Friday, November 23, 2007

Cigarettes #4 & 5: It's called adultery, but it's also called I Don't Give a Damn If It Is.

FOURTH CIGARETTE, 3:55pm
Still sitting on the hacking bench
MUSIC: "Alibi," the Mountain Goats
Inside your room we shut the window and we turned on a fan.
We lay there together in the darkness -- I can keep a secret if you can.
Finishing one another's sentences like a pair of identical twins,
Your boyfriend's out of town until Tuesday and nobody saw me come in,
Nobody saw me come in with a gleam in my eye and an almost airtight alibi.

I am obsessed with cheating songs. My favorite iPod playlist is called IS IT GUILTY IN HERE OR IS IT JUST ME? and is full of songs like "How Does a Cheating Woman Feel?," "Conscience Where Were You (When I Needed You Last Night)," and "I Just Started Hating Cheating Songs Today." And "Alibi."

Cheating affects me so strongly because the things pulling me towards it ("Finishing one another's setences like a pair of identical twins," etc.) and the things pushing me away from it (commitment is important and should have consequences, etc.) are all very close to my heart, and I will probably never know for sure where my loyalties lie until I'm actually put in a cheating situation. It's a dilemma I spend a lot of time thinking about, which is why three things from the last few days all came to the surface during Marlboro #4:

Exhibit A: Adultery as Self-Discovery: Bitch PhD posts a defense of open marriage in which she writes: "Mr. B. and I have agreed that the biggest problem with monogamy is that it preemptively cuts off one possible avenue of growth. You are not allowed to explore this set of feelings, this person, what you can learn here, because it is 'wrong.' To me, that seems deeply fucked up and inimical to love."

Exhibit B: Faith and Doubt are One: Writes of Spring posts an apologia in which she writes: "When you believe in a religion that is based on paradox -- the paradox of believing in a figure who is both 100% man and 100% God, which equals 200%, which everyone knows doesn't mean anything -- it makes sense that faith itself would be a paradox too. And that paradox is that faith cannot exist without doubt, and doubt cannot exist without faith."

Exhibit C: Fear and Love are Also One: I watched the movie Requiem in which a priest exorcises a demon with a prayer that asks for "love of God and fear of God."

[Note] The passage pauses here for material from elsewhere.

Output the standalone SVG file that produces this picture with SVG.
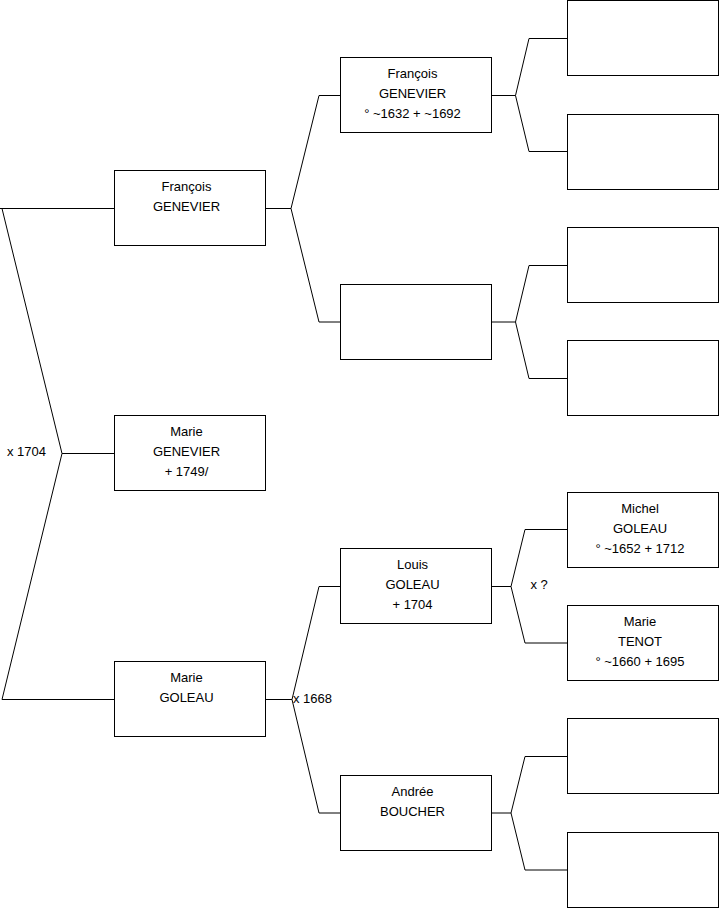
<svg xmlns="http://www.w3.org/2000/svg" width="719" height="908" viewBox="0 0 719 908">
<style>
.box{fill:#fff;stroke:#000;stroke-width:1}
.c{fill:none;stroke:#000;stroke-width:1}
text{font-family:"Liberation Sans",Arial,sans-serif;font-size:13px;fill:#000}
.t{text-anchor:middle}
</style>
<rect width="719" height="908" fill="#fff"/>
<g id="connectors">
<path class="c" d="M0,208.5 H114.5 M2,208.5 L62,453.5 L2,699.5 H114.5 M62,453.5 H114.5"/>
<path class="c" d="M265.5,208.5 H291 L319,95.5 H340.5 M291,208.5 L319,322 H340.5"/>
<path class="c" d="M491.5,95.5 H515.5 L529,38.5 H567.5 M515.5,95.5 L529,151.5 H567.5"/>
<path class="c" d="M491.5,322 H515.5 L529,265.5 H567.5 M515.5,322 L529,378.5 H567.5"/>
<path class="c" d="M265.5,699.5 H292 L319,586.5 H340.5 M292,699.5 L319,813 H340.5"/>
<path class="c" d="M491.5,586.5 H511 L525,529.5 H567.5 M511,586.5 L525,643 H567.5"/>
<path class="c" d="M491.5,813 H511 L525,756.5 H567.5 M511,813 L525,870 H567.5"/>
<text x="7" y="456">x 1704</text>
<text x="293" y="703">x 1668</text>
<text x="530.5" y="589">x ?</text>
</g>
<g id="francois-genevier-1">
<rect class="box" x="114.5" y="170.5" width="151" height="75"/>
<text class="t" x="186.5" y="191">François</text>
<text class="t" x="186.5" y="211">GENEVIER</text>
</g>
<g id="marie-genevier">
<rect class="box" x="114.5" y="415.5" width="151" height="75"/>
<text class="t" x="186.5" y="436">Marie</text>
<text class="t" x="186.5" y="456">GENEVIER</text>
<text class="t" x="186.5" y="476">+ 1749/</text>
</g>
<g id="marie-goleau">
<rect class="box" x="114.5" y="661.5" width="151" height="75"/>
<text class="t" x="186.5" y="682">Marie</text>
<text class="t" x="186.5" y="702">GOLEAU</text>
</g>
<g id="francois-genevier-2">
<rect class="box" x="340.5" y="57.5" width="151" height="75"/>
<text class="t" x="412.5" y="78">François</text>
<text class="t" x="412.5" y="98">GENEVIER</text>
<text class="t" x="412.5" y="118">° ~1632 + ~1692</text>
</g>
<g id="unknown-mother-1">
<rect class="box" x="340.5" y="284.5" width="151" height="75"/>
</g>
<g id="louis-goleau">
<rect class="box" x="340.5" y="548.5" width="151" height="75"/>
<text class="t" x="412.5" y="569">Louis</text>
<text class="t" x="412.5" y="589">GOLEAU</text>
<text class="t" x="412.5" y="609">+ 1704</text>
</g>
<g id="andree-boucher">
<rect class="box" x="340.5" y="775.5" width="151" height="75"/>
<text class="t" x="412.5" y="796">Andrée</text>
<text class="t" x="412.5" y="816">BOUCHER</text>
</g>
<g id="gen3-1"><rect class="box" x="567.5" y="0.5" width="151" height="75"/></g>
<g id="gen3-2"><rect class="box" x="567.5" y="114.5" width="151" height="75"/></g>
<g id="gen3-3"><rect class="box" x="567.5" y="227.5" width="151" height="75"/></g>
<g id="gen3-4"><rect class="box" x="567.5" y="340.5" width="151" height="75"/></g>
<g id="michel-goleau">
<rect class="box" x="567.5" y="492.5" width="151" height="75"/>
<text class="t" x="640" y="513">Michel</text>
<text class="t" x="640" y="533">GOLEAU</text>
<text class="t" x="640" y="553">° ~1652 + 1712</text>
</g>
<g id="marie-tenot">
<rect class="box" x="567.5" y="605.5" width="151" height="75"/>
<text class="t" x="640" y="626">Marie</text>
<text class="t" x="640" y="646">TENOT</text>
<text class="t" x="640" y="666">° ~1660 + 1695</text>
</g>
<g id="gen3-7"><rect class="box" x="567.5" y="718.5" width="151" height="75"/></g>
<g id="gen3-8"><rect class="box" x="567.5" y="832.5" width="151" height="75"/></g>
</svg>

These three things, plus "Alibi," gave birth to this:

I once told Trespassers William (a very dear friend of mine) that my friends are the people I trust to lie to me. He got very upset and tried to convince me that friendship is based on mutual understanding and therefore can only flourish between two people who are completely honest with one another. I disagree. Honesty is pretty okay, all other things being equal, but when honesty conflicts with the love I feel for someone, love wins every time. Sometimes this means lying to protect someone's feelings. Sometimes it means concealing the baser aspects of my character in order to live up to their expectations of me. (Think of Jack Nicholson in As Good As It Gets, or Alcibaides in the Symposium. Love makes a man feel ashamed of who he really is. It makes him "want to be a better man," and the first step to becoming a better man is pretending to be a better man, which is to some extent dishonest.)

Our friendship-vs.-honesty argument was at a standstill until it occured to me while listening to "Alibi" that if TW is right about love demanding that I always present my authentic self to my beloved, then he can't ever convince Bitch PhD that adultery is wrong. There are authentic aspects of myself that can only be revealed through an adulterous relationship. ("Finishing one another's sentences like a pair of identical twins!") A relationship can have perfect authenticity or perfect fidelity, but not both.

I pick fidelity. If a man's relationship with God paradoxically demands both fear and love, and both faith and doubt, then it makes sense that a man's relationship with his beloved would paradoxically demand both disclosure and concealment.

FIFTH CIGARETTE, 4:05pm
Still sitting on the hacking bench
MUSIC: "Policy of Truth," Depeche Mode
You had something to hide. You should have hidden it, shouldn't you?
Now you're not satisfied with what your'e being put through.
It's just time to pay the price for not listening to advice
And deciding in your youth on the policy of truth.
You'll see your problems multipled if you continually decide
To faithfully pursue a policy of truth.

A song and a cigarette to ratify my rejection of uncompromising authenticity.

When I put out Marlboro #5 and let go of any attachment to self-expression for self-expression's sake, my obsession with cheating got much less ambivalent.